Critical thresholds in molecular transport through nanogrooves
Abstract
Liquid transport through nanometre-scale grooves departs from classical continuum behaviour as confinement approaches only a few molecular diameters. In this regime, the central challenge is to determine where linear, continuum-like response breaks down and molecular occupancy begins to control the effective flow domain. Here we use non-equilibrium molecular dynamics simulations of simple liquid argon confined in rectangular grooves between copper walls (width 1–4 nm; depth 0.5–2.5 nm) to isolate geometry-driven effects. We show that confinement induces strong layering and exclusion zones that reduce the hydraulically active region, and we introduce an accessible flow depth defined from time-averaged molecular occupancy relative to an ideal continuum filling.
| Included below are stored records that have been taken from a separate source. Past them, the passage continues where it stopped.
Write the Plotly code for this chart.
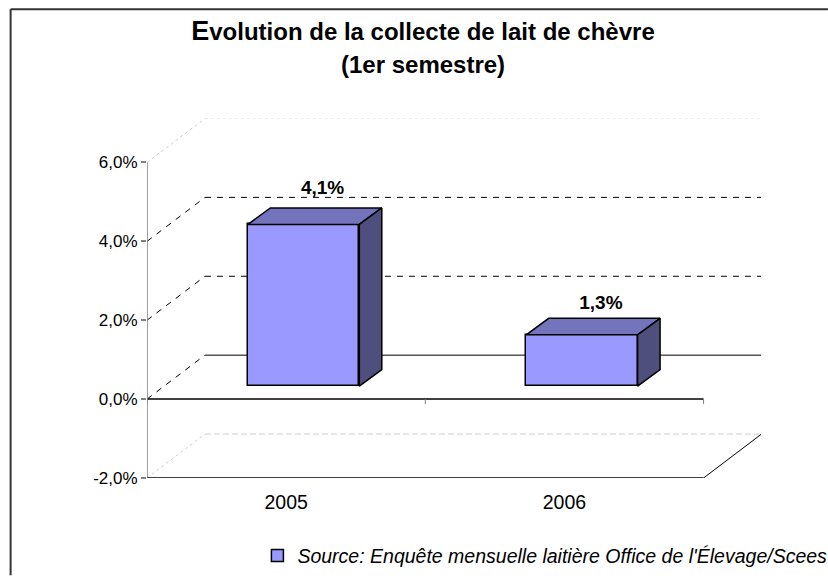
import plotly.graph_objects as go

# Data
categories = ["2005", "2006"]
values = [4.1, 1.3]
labels = ["4,1%", "1,3%"]
y_ticks = [-2, 0, 2, 4, 6]
y_tick_labels = ["-2,0%", "0,0%", "2,0%", "4,0%", "6,0%"]
title_lines = ["Evolution de la collecte de lait de chèvre", "(1er semestre)"]
legend_text = "Source: Enquête mensuelle laitière Office de l'Élevage/Scees"

# Pseudo-3D geometry in axis units
W, H = 828, 576
L, R, T, B = 146.5, 67, 116, 97.5
X_UNIT = 278.5
Y_UNIT = 39.5
XMIN, XMAX = -0.5, -0.5 + (W - L - R) / X_UNIT
YMIN, YMAX = -2, -2 + (H - T - B) / Y_UNIT
WALL_DX, WALL_DY = 58 / X_UNIT, 44 / Y_UNIT
BAR_DX, BAR_DY = 22.5 / X_UNIT, 16.5 / Y_UNIT
BAR_SHIFT, BAR_BASE = 17.5 / X_UNIT, 13 / Y_UNIT
BAR_W = 111.5 / X_UNIT
LABEL_GAPS = [35, 31]
FRONT, TOP, SIDE = "#9999FF", "#7474BC", "#4F4F7E"
FONT = "Liberation Sans"

xs = list(range(len(categories)))
fig = go.Figure()

# Front faces
fig.add_trace(go.Bar(
    x=[x + BAR_SHIFT for x in xs], y=values, base=BAR_BASE, width=BAR_W,
    marker=dict(color=FRONT, line=dict(color="black", width=1.5)),
    name="<i>" + legend_text + "</i>", showlegend=True, hoverinfo="skip",
))

# Top and side faces, computed from the values
for x, v in zip(xs, values):
    x0 = x + BAR_SHIFT - BAR_W / 2
    x1 = x + BAR_SHIFT + BAR_W / 2
    y0 = BAR_BASE
    y1 = BAR_BASE + v
    fig.add_trace(go.Scatter(
        x=[x0, x0 + BAR_DX, x1 + BAR_DX, x1, x0],
        y=[y1, y1 + BAR_DY, y1 + BAR_DY, y1, y1],
        mode="lines", fill="toself", fillcolor=TOP,
        line=dict(color="black", width=1.5), showlegend=False, hoverinfo="skip"))
    fig.add_trace(go.Scatter(
        x=[x1, x1 + BAR_DX, x1 + BAR_DX, x1, x1],
        y=[y1, y1 + BAR_DY, y0 + BAR_DY, y0, y1],
        mode="lines", fill="toself", fillcolor=SIDE,
        line=dict(color="black", width=1.5), showlegend=False, hoverinfo="skip"))

# Data labels
fig.add_trace(go.Scatter(
    x=[x + BAR_SHIFT + 19 / X_UNIT for x in xs],
    y=[BAR_BASE + v + g / Y_UNIT for v, g in zip(values, LABEL_GAPS)],
    mode="text", text=["<b>" + t + "</b>" for t in labels], textposition="middle center",
    textfont=dict(family=FONT, size=19, color="black"),
    showlegend=False, hoverinfo="skip"))

shapes = []
def seg(x0, y0, x1, y1, color="black", width=1, dash="solid", layer="below"):
    shapes.append(dict(type="line", xref="x", yref="y", x0=x0, y0=y0, x1=x1, y1=y1,
                       line=dict(color=color, width=width, dash=dash), layer=layer))

wall_left = XMIN + WALL_DX
wall_right = XMAX
styles = {
    6: ("#EDEDED", "dot"),
    4: ("black", "6px,6px"),
    2: ("black", "6px,6px"),
    0: ("black", "solid"),
    -2: ("#CFCFCF", "6px,3px"),
}
for t in y_ticks:
    color, dash = styles[t]
    seg(wall_left, t + WALL_DY, wall_right, t + WALL_DY, color, 1, dash)
    diag_color = "#D0D0D0" if t in (6, -2) else "black"
    diag_dash = "dot" if t in (6, -2) else "6px,6px"
    seg(XMIN, t, wall_left, t + WALL_DY, diag_color, 1, diag_dash)

# Floor right edge and axes
x_end = XMIN + len(categories)
seg(x_end, -2, x_end + WALL_DX, -2 + WALL_DY, "black", 1)
seg(XMIN, 0, x_end, 0, "black", 1.5, layer="above")
seg(XMIN, -2, x_end, -2, "black", 1.5, layer="above")
seg(XMIN, -2 - 5 / Y_UNIT, XMIN, 6, "#808080", 1.5, layer="above")
for k in range(len(categories) + 1):
    seg(XMIN + k, 0, XMIN + k, -5 / Y_UNIT, "#808080", 1, layer="above")
    seg(XMIN + k, -2, XMIN + k, -2 - 5 / Y_UNIT, "#808080", 1, layer="above")

# Outer frame: top and left only
px = lambda p: (p - L) / (W - L - R)
py = lambda p: 1 - (p - T) / (H - T - B)
for a in [(10, 9, W, 9), (10, 9, 10, H)]:
    shapes.append(dict(type="line", xref="paper", yref="paper",
                       x0=px(a[0]), y0=py(a[1]), x1=px(a[2]), y1=py(a[3]),
                       line=dict(color="#333333", width=2), layer="above"))

fig.update_layout(
    width=W, height=H, autosize=False,
    margin=dict(l=L, r=R, t=T, b=B, pad=0, autoexpand=False),
    paper_bgcolor="white", plot_bgcolor="white",
    font=dict(family=FONT, size=19, color="black"),
    shapes=shapes,
    bargap=0,
    title=dict(
        text="<span style='font-size:27px'>" + title_lines[0][0] + "</span>" + title_lines[0][1:],
        x=423 / W, xanchor="center", y=1 - 23 / H, yanchor="top",
        font=dict(family=FONT, size=24, color="black", weight="bold")),
    annotations=[dict(text="<b>" + title_lines[1] + "</b>", xref="paper", yref="paper",
                      x=px(423), y=py(64), xanchor="center", yanchor="middle", showarrow=False,
                      font=dict(family=FONT, size=24, color="black"))],
    xaxis=dict(range=[XMIN, XMAX], tickmode="array", tickvals=xs, ticktext=categories,
               showgrid=False, zeroline=False, showline=False, ticks="",
               tickfont=dict(size=19.5), ticklabelstandoff=10),
    yaxis=dict(range=[YMIN, YMAX], tickmode="array", tickvals=y_ticks, ticktext=y_tick_labels,
               showgrid=False, zeroline=False, showline=False, ticks="outside", ticklen=5,
               tickcolor="#808080", tickwidth=1.5, tickfont=dict(size=17)),
    legend=dict(x=px(257), y=py(537), xanchor="left", yanchor="top",
                bgcolor="rgba(0,0,0,0)", font=dict(size=19.5, family=FONT)),
)
fig.write_html("out.html", config=dict(displayModeBar=False),
               post_script="document.body.style.margin='0';document.documentElement.style.overflow='hidden';")
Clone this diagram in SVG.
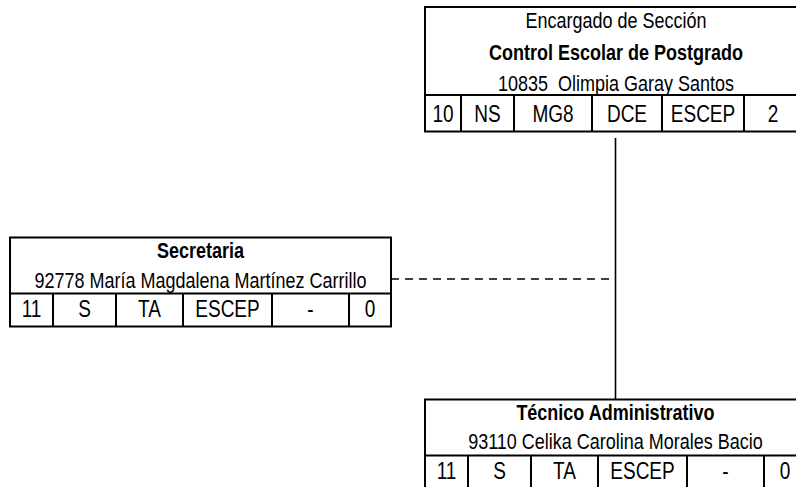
<svg xmlns="http://www.w3.org/2000/svg" width="796" height="487" viewBox="0 0 796 487">
<style>
.box{fill:#fff;stroke:#000;stroke-width:2}
.ln{stroke:#000;stroke-width:2;fill:none}
.t{font-family:"Liberation Sans",Arial,sans-serif;font-size:18px;fill:#000;text-anchor:middle}
.c{font-size:19px}
.b{font-weight:bold}
.con{stroke:#000;stroke-width:1.6;fill:none}
.dash{stroke-dasharray:8 6}
</style>
<rect width="796" height="487" fill="#fff"/>
<g id="connectors">
<line class="con" x1="615.5" y1="138" x2="615.5" y2="399"/>
<line class="con dash" x1="391" y1="279" x2="615.5" y2="279"/>
</g>
<g id="encargado">
<rect class="box" x="425" y="7" width="381" height="124.5"/>
<line class="ln" x1="425" y1="95" x2="806" y2="95"/>
<line class="ln" x1="461" y1="95" x2="461" y2="131.5"/>
<line class="ln" x1="514" y1="95" x2="514" y2="131.5"/>
<line class="ln" x1="592" y1="95" x2="592" y2="131.5"/>
<line class="ln" x1="662" y1="95" x2="662" y2="131.5"/>
<line class="ln" x1="744" y1="95" x2="744" y2="131.5"/>
<g transform="translate(0,28) scale(1,1.18)"><text class="t" x="616" y="0">Encargado de Sección</text></g>
<g transform="translate(0,60) scale(1,1.18)"><text class="t b" x="616" y="0">Control Escolar de Postgrado</text></g>
<g transform="translate(0,91) scale(1,1.18)"><text class="t" x="616" y="0" xml:space="preserve">10835  Olimpia Garay Santos</text></g>
<g transform="translate(0,122) scale(1,1.28)">
<text class="t c" x="443" y="0">10</text>
<text class="t c" x="487.5" y="0">NS</text>
<text class="t c" x="553" y="0">MG8</text>
<text class="t c" x="627" y="0">DCE</text>
<text class="t c" x="703" y="0">ESCEP</text>
<text class="t c" x="773" y="0">2</text>
</g>
</g>
<g id="secretaria">
<rect class="box" x="10" y="237.5" width="381" height="89"/>
<line class="ln" x1="10" y1="293.5" x2="391" y2="293.5"/>
<line class="ln" x1="53" y1="293.5" x2="53" y2="326.5"/>
<line class="ln" x1="116" y1="293.5" x2="116" y2="326.5"/>
<line class="ln" x1="183" y1="293.5" x2="183" y2="326.5"/>
<line class="ln" x1="272" y1="293.5" x2="272" y2="326.5"/>
<line class="ln" x1="349" y1="293.5" x2="349" y2="326.5"/>
<g transform="translate(0,258) scale(1,1.18)"><text class="t b" x="200.5" y="0">Secretaria</text></g>
<g transform="translate(0,288) scale(1,1.18)"><text class="t" x="200.5" y="0">92778 María Magdalena Martínez Carrillo</text></g>
<g transform="translate(0,317) scale(1,1.28)">
<text class="t c" x="31.5" y="0">11</text>
<text class="t c" x="84.5" y="0">S</text>
<text class="t c" x="149.5" y="0">TA</text>
<text class="t c" x="227.5" y="0">ESCEP</text>
<text class="t c" x="310.5" y="0">-</text>
<text class="t c" x="370" y="0">0</text>
</g>
</g>
<g id="tecnico">
<rect class="box" x="425" y="399.5" width="381" height="89"/>
<line class="ln" x1="425" y1="455.5" x2="806" y2="455.5"/>
<line class="ln" x1="468" y1="455.5" x2="468" y2="488.5"/>
<line class="ln" x1="531" y1="455.5" x2="531" y2="488.5"/>
<line class="ln" x1="598" y1="455.5" x2="598" y2="488.5"/>
<line class="ln" x1="687" y1="455.5" x2="687" y2="488.5"/>
<line class="ln" x1="764" y1="455.5" x2="764" y2="488.5"/>
<g transform="translate(0,420) scale(1,1.18)"><text class="t b" x="615.5" y="0">Técnico Administrativo</text></g>
<g transform="translate(0,449) scale(1,1.18)"><text class="t" x="615.5" y="0">93110 Celika Carolina Morales Bacio</text></g>
<g transform="translate(0,479) scale(1,1.28)">
<text class="t c" x="446.5" y="0">11</text>
<text class="t c" x="499.5" y="0">S</text>
<text class="t c" x="564.5" y="0">TA</text>
<text class="t c" x="642.5" y="0">ESCEP</text>
<text class="t c" x="725.5" y="0">-</text>
<text class="t c" x="785" y="0">0</text>
</g>
</g>
</svg>
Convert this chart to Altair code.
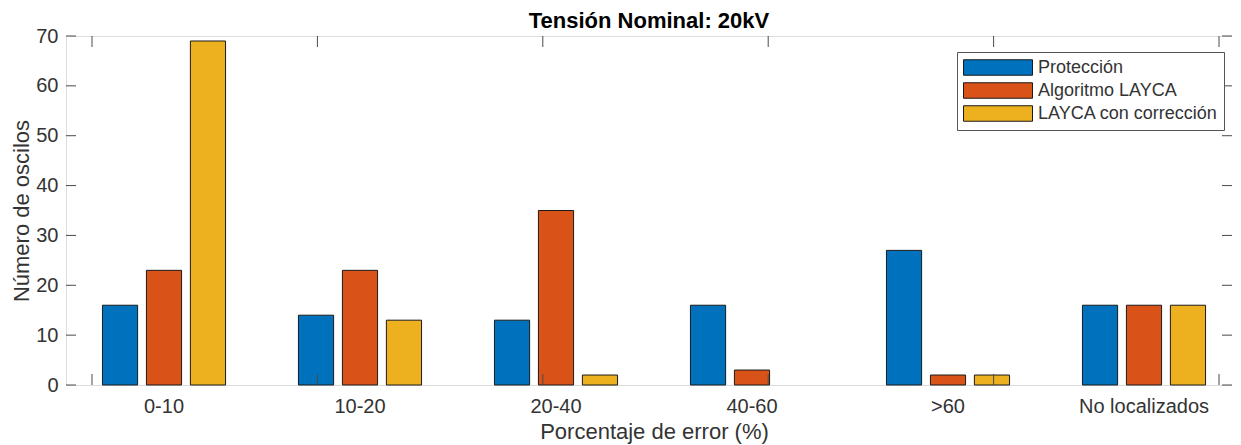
import altair as alt
import pandas as pd

# ---- data ----
categories = ["0-10", "10-20", "20-40", "40-60", ">60", "No localizados"]
series = ["Protección", "Algoritmo LAYCA", "LAYCA con corrección"]
proteccion = [16, 14, 13, 16, 27, 16]
algoritmo_layca = [23, 23, 35, 3, 2, 16]
layca_correccion = [69, 13, 2, 0, 2, 16]
colors = ["#0072BD", "#D95319", "#EDB120"]
y_ticks = [0, 10, 20, 30, 40, 50, 60, 70]
x_tick_positions = [1, 2, 3, 4, 5, 6]

rows = []
for s, vals in zip(series, [proteccion, algoritmo_layca, layca_correccion]):
    for c, v in zip(categories, vals):
        rows.append({"cat": c, "serie": s, "value": v})
df = pd.DataFrame(rows)
ydf = pd.DataFrame({"value": y_ticks})
xdf = pd.DataFrame({"p": x_tick_positions})

W, H = 1166, 349
XR = 1176  # full axis span of the original (right part cropped off)
FONT = "Liberation Sans"
AX = "#4a4a4a"
TXT = "#333333"

yscale = alt.Scale(domain=[0, 70], nice=False, zero=True)
xq = alt.Scale(domain=[0.8847, 6.102], range=[0, XR], nice=False, zero=False)
yaxis = alt.Axis(title="Número de oscilos", values=y_ticks, ticks=False,
                 domain=False, grid=False, labelPadding=8, titlePadding=2,
                 labelFontSize=20, titleFontSize=22, labelFont=FONT,
                 titleFont=FONT, labelColor=TXT, titleColor=TXT,
                 titleFontWeight="normal")

bars = alt.Chart(df).transform_filter("datum.value > 0").mark_bar(
    stroke="#1a1a1a", strokeWidth=1
).encode(
    x=alt.X("cat:N", sort=categories,
            scale=alt.Scale(paddingInner=0.327, paddingOuter=0.1635, range=[0, XR]),
            axis=alt.Axis(title="Porcentaje de error (%)", labelAngle=0, ticks=False,
                          domain=False, labelPadding=11, titlePadding=5,
                          labelFontSize=20, titleFontSize=22, labelFont=FONT,
                          titleFont=FONT, labelColor=TXT, titleColor=TXT,
                          titleFontWeight="normal", titleX=W / 2 + 5)),
    xOffset=alt.XOffset("serie:N", sort=series,
                        scale=alt.Scale(paddingInner=0.2, paddingOuter=0.1)),
    y=alt.Y("value:Q", scale=yscale, axis=yaxis),
    color=alt.Color("serie:N", sort=series,
                    scale=alt.Scale(domain=series, range=colors),
                    legend=alt.Legend(title=None, orient="none", legendX=891, legendY=16,
                                      symbolType="M-1,-0.861L6.667,-0.861L6.667,0.861L-1,0.861Z",
                                      symbolSize=324, symbolStrokeColor="#1a1a1a",
                                      symbolStrokeWidth=1, symbolOpacity=1,
                                      labelFontSize=18, labelFont=FONT, labelColor=TXT,
                                      labelOffset=56, labelLimit=400, rowPadding=2,
                                      padding=6, strokeColor="#555555",
                                      fillColor="white", cornerRadius=0)),
)

yl = alt.Chart(ydf).mark_rule(color=AX, strokeWidth=1).encode(
    y=alt.Y("value:Q", scale=yscale, axis=yaxis), x=alt.value(0), x2=alt.value(10))
yr = alt.Chart(ydf).mark_rule(color=AX, strokeWidth=1).encode(
    y=alt.Y("value:Q", scale=yscale, axis=yaxis), x=alt.value(W - 10), x2=alt.value(W))
xb = alt.Chart(xdf).mark_rule(color=AX, strokeWidth=1).encode(
    x=alt.X("p:Q", scale=xq, axis=None), y=alt.value(H - 11), y2=alt.value(H))
xt = alt.Chart(xdf).mark_rule(color=AX, strokeWidth=1).encode(
    x=alt.X("p:Q", scale=xq, axis=None), y=alt.value(0), y2=alt.value(11))

chart = alt.layer(bars, yl, yr, xb, xt).resolve_scale(x="independent").properties(
    width=W, height=H,
    title=alt.TitleParams("Tensión Nominal: 20kV", font=FONT, fontSize=22,
                          fontWeight="bold", color="black", offset=-7, anchor="middle",
                          frame="group"),
    autosize=alt.AutoSizeParams(type="none"),
    padding={"left": 58, "top": 28, "right": 0, "bottom": 70},
).configure_view(stroke=AX, strokeWidth=1).configure(background="white")

chart.save("out.html", embed_options={"renderer": "svg", "actions": False})
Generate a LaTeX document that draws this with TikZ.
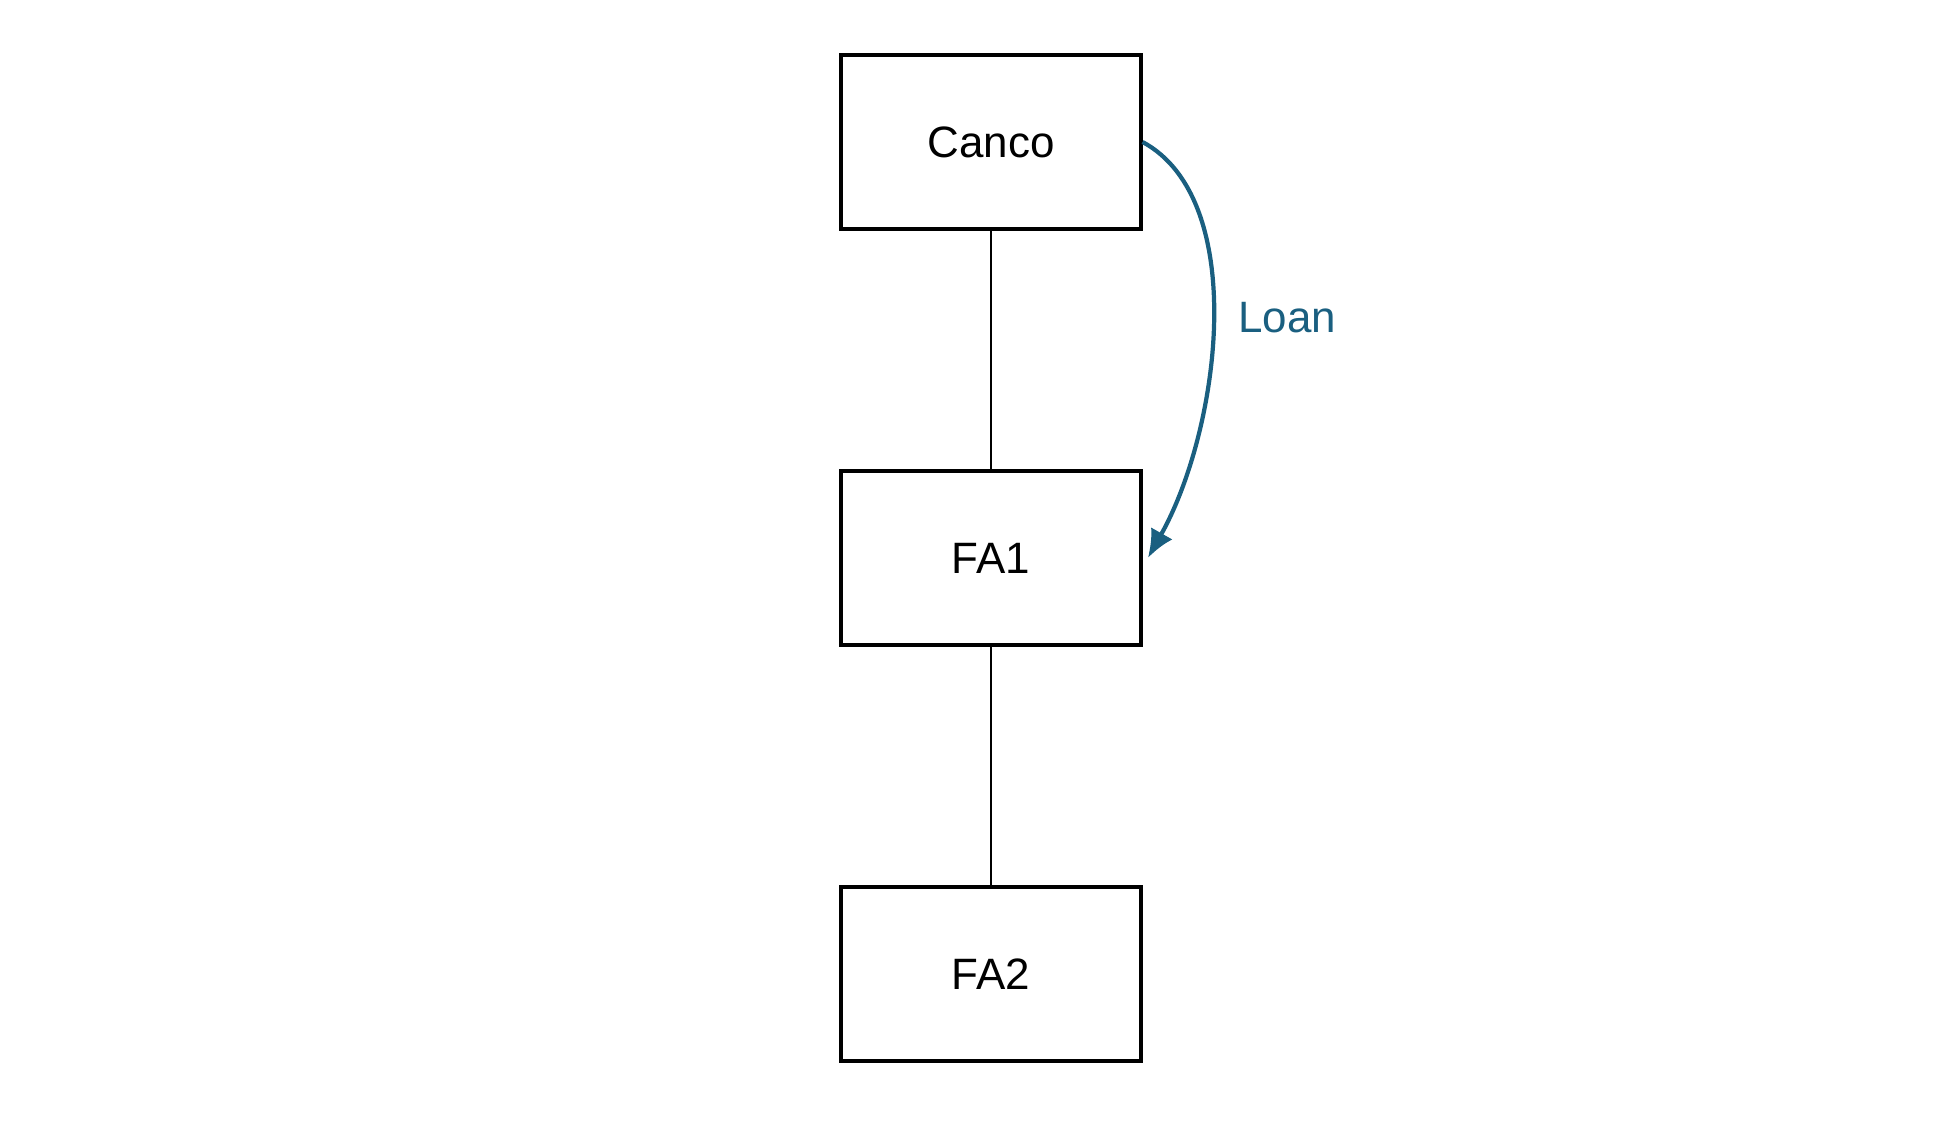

This metric reveals a clear breakdown threshold: for wide grooves, continuum-like behaviour holds down to a depth of ∼1.5 nm, below which flow rate and occupancy deviate sharply from macroscopic predictions; in narrower grooves the deviations are stronger and persist across the studied depths. These results provide a compact, physics-based baseline for groove-confined liquid transport and offer practical guidance for designing etched-like features with predictable delivery, relevant to advanced semiconductor fabrication where groove dimensions are now in the single-digit-nanometre range.